Raiders Come Back In Craziest Thursday Night Football Game In A Long Time

Written by Michael Silver at NFL.com

 When it was all over, after the hometown hero’s ejection and the sideline spat and the four false endings and the fantastic finish, Derek Carr didn’t even want to go there.

The fourth-year quarterback had just led the Oakland Raiders to a dramatic, 31-30 victory over the Kansas City Chiefs, thrilling 55,090 fans at the Oakland Coliseum and a Thursday Night Football audience by completing a 10-point fourth-quarter comeback on a two-yard touchdown pass to Michael Crabtree with no time remaining. Yet what if the Raiders (3-4), a trendy preseason Super Bowl pick, had fallen to the AFC West-leading Chiefs (5-2) and suffered their fifth consecutive defeat in the process, with all sorts of accompanying messiness?

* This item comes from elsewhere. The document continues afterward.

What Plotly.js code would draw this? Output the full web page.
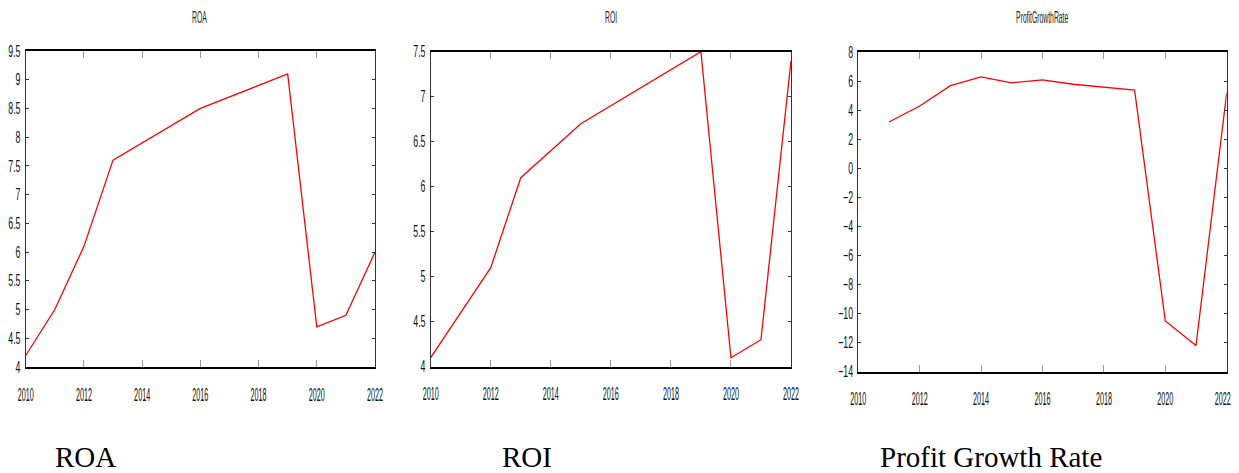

“I don’t even want to think about that — golly,” Carr answered as he removed his jersey at his locker, accentuating the last syllable for emphasis like Gomer Pyle back in the day. “You’re gonna make me cry.”

Instead of that hypothetical hellfire, Carr preferred to focus on the reality of a magical evening on which his heroics made the Raiders’ coaches, players and extremely tense fans smile like adolescents on the last day of school. And with good reason: Suddenly, all of Oakland’s recent turmoil, some of it tracing back to the first half of Thursday’s game, faded into the background, as the Raiders savored a victory they believe could signify the first of the rest of their 2017 season.

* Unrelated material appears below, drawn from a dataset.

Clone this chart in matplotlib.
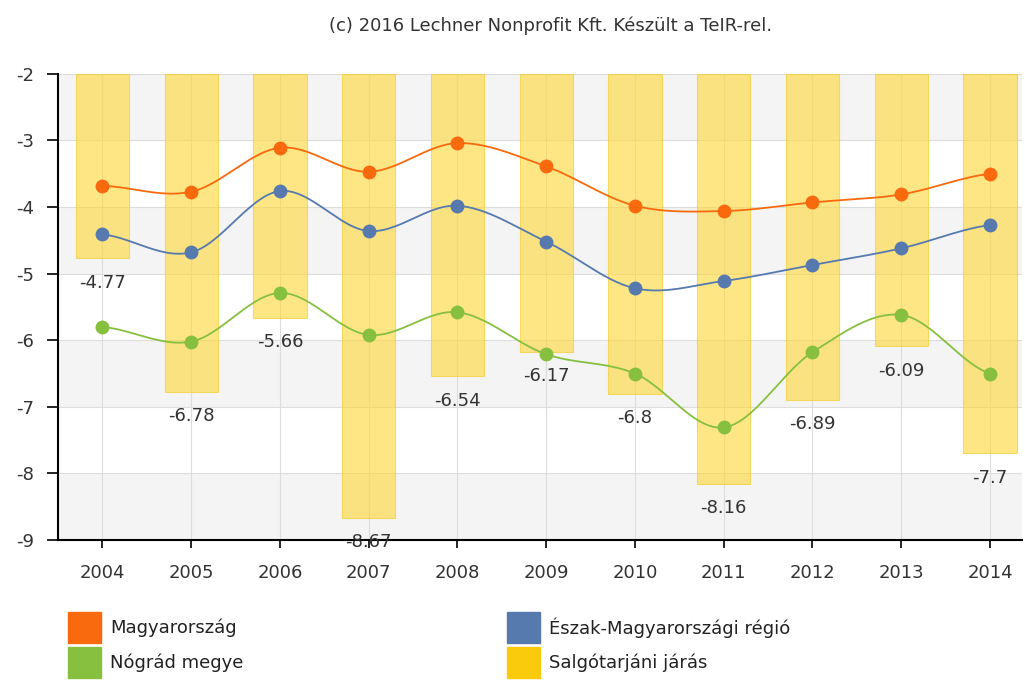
import numpy as np
import matplotlib
matplotlib.use("Agg")
import matplotlib.pyplot as plt
from matplotlib.patches import Rectangle

plt.rcParams["axes.unicode_minus"] = False

# adatok
evek = ["2004", "2005", "2006", "2007", "2008", "2009", "2010", "2011", "2012", "2013", "2014"]
magyarorszag = [-3.68, -3.77, -3.11, -3.47, -3.04, -3.39, -3.98, -4.06, -3.93, -3.81, -3.50]
eszak_regio = [-4.41, -4.68, -3.76, -4.36, -3.98, -4.52, -5.22, -5.11, -4.87, -4.62, -4.27]
nograd = [-5.80, -6.02, -5.29, -5.92, -5.58, -6.21, -6.50, -7.31, -6.18, -5.62, -6.50]
salgotarjan = [-4.77, -6.78, -5.66, -8.67, -6.54, -6.17, -6.8, -8.16, -6.89, -6.09, -7.7]
bar_labels = ["-4.77", "-6.78", "-5.66", "-8.67", "-6.54", "-6.17", "-6.8", "-8.16", "-6.89", "-6.09", "-7.7"]

NARANCS = "#F96A0E"
KEK = "#5679AE"
ZOLD = "#86C03E"
SARGA = "#FFD83A"
TEXT = "#333333"


def spline(x, y, n=30):
    # Catmull-Rom gorbe a pontokon keresztul
    x = np.asarray(x, float)
    y = np.asarray(y, float)
    px = np.concatenate([[2 * x[0] - x[1]], x, [2 * x[-1] - x[-2]]])
    py = np.concatenate([[y[0]], y, [y[-1]]])
    xs, ys = [], []
    t = np.linspace(0, 1, n)
    for i in range(1, len(px) - 2):
        for p, out in ((px, xs), (py, ys)):
            p0, p1, p2, p3 = p[i - 1], p[i], p[i + 1], p[i + 2]
            out.append(0.5 * ((2 * p1) + (-p0 + p2) * t + (2 * p0 - 5 * p1 + 4 * p2 - p3) * t ** 2
                              + (-p0 + 3 * p1 - 3 * p2 + p3) * t ** 3))
    return np.concatenate(xs), np.concatenate(ys)


fig = plt.figure(figsize=(10.25, 6.84), dpi=100)
ax = fig.add_axes([0.0566, 0.2105, 0.9404, 0.6815])

x = np.arange(len(evek))
ax.set_xlim(-0.5, 10.36)
ax.set_ylim(-9, -2)

# savos hatter
for lo in range(-9, -2):
    if lo in (-3, -5, -7, -9):
        ax.axhspan(lo, lo + 1, color="#F4F4F4", zorder=0, lw=0)
ax.grid(True, color="#DDDDDD", lw=0.8, zorder=0.5)
ax.set_axisbelow(True)

ax.bar(x, np.array(salgotarjan) + 2, bottom=-2, width=0.6, color=SARGA, alpha=0.62,
       edgecolor="#F2CB1C", lw=0.8, zorder=2)
for xi, v, lab in zip(x, salgotarjan, bar_labels):
    ax.annotate(lab, (xi, v), xytext=(0, -17.5), textcoords="offset points", ha="center",
                va="center", fontsize=13, color=TEXT, zorder=6, annotation_clip=False)

for vals, col in ((magyarorszag, NARANCS), (eszak_regio, KEK), (nograd, ZOLD)):
    sx, sy = spline(x, vals)
    ax.plot(sx, sy, color=col, lw=1.3, zorder=4)
    ax.plot(x, vals, "o", color=col, ms=10, mec="none", zorder=5)

ax.set_xticks(x)
ax.set_xticklabels(evek)
ax.set_yticks(range(-9, -1))
ax.tick_params(axis="both", labelsize=13, colors="black", labelcolor=TEXT, length=8,
               width=1.2, direction="out")
ax.tick_params(axis="x", pad=11, length=6)
ax.tick_params(axis="y", pad=9)
for s in ("top", "right"):
    ax.spines[s].set_visible(False)
for s in ("left", "bottom"):
    ax.spines[s].set_linewidth(1.5)
    ax.spines[s].set_color("black")

fig.text(0.537, 0.962, "(c) 2016 Lechner Nonprofit Kft. Készült a TeIR-rel.",
         ha="center", va="center", fontsize=13, color=TEXT, family="DejaVu Sans")

# jelmagyarazat
legend_items = [
    ("Magyarország", NARANCS, 68, 612),
    ("Nógrád megye", ZOLD, 68, 647),
    ("Észak-Magyarországi régió", KEK, 507, 612),
    ("Salgótarjáni járás", "#F9CB0C", 507, 647),
]
W, H = 1025.0, 684.0
for name, col, px0, py0 in legend_items:
    fig.patches.append(Rectangle((px0 / W, 1 - (py0 + 31) / H), 33 / W, 31 / H,
                                 transform=fig.transFigure, color=col))
    fig.text((px0 + 42) / W, 1 - (py0 + 16) / H, name, ha="left", va="center",
             fontsize=13, color="#222222")

fig.savefig("out.png", dpi=100)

Or, as Marshawn Lynch told me as he sliced through the Oakland locker room with half of his face covered by a scarf: “S— … we needed that one.”

Ya think?

Lynch, the former Seattle Seahawks star who ended his year-long retirement to play for his hometown team — largely in response to the NFL’s approval of the franchise’s move to Las Vegas for the 2020 season — certainly appreciated the outcome. Having struggled since a strong performance in the Raiders’ season-opening victory over the Tennessee Titans, the powerful running back was used sparingly in the first 21 minutes of Thursday’s game, carrying just twice for nine yards.

Then, following a play for which he wasn’t even on the field, Lynch finally made an impact. After Carr was stopped nine yards short on a third-down quarterback draw, Chiefs cornerback Marcus Peters, an Oakland native with whom Lynch has been extremely close since childhood (and to whom he refers as his cousin), came in late and lit up the passer with the $125 million contract who was recently sidelined by a transverse process fracture in his back. That set off a scrum between numerous players on both teams, including Peters.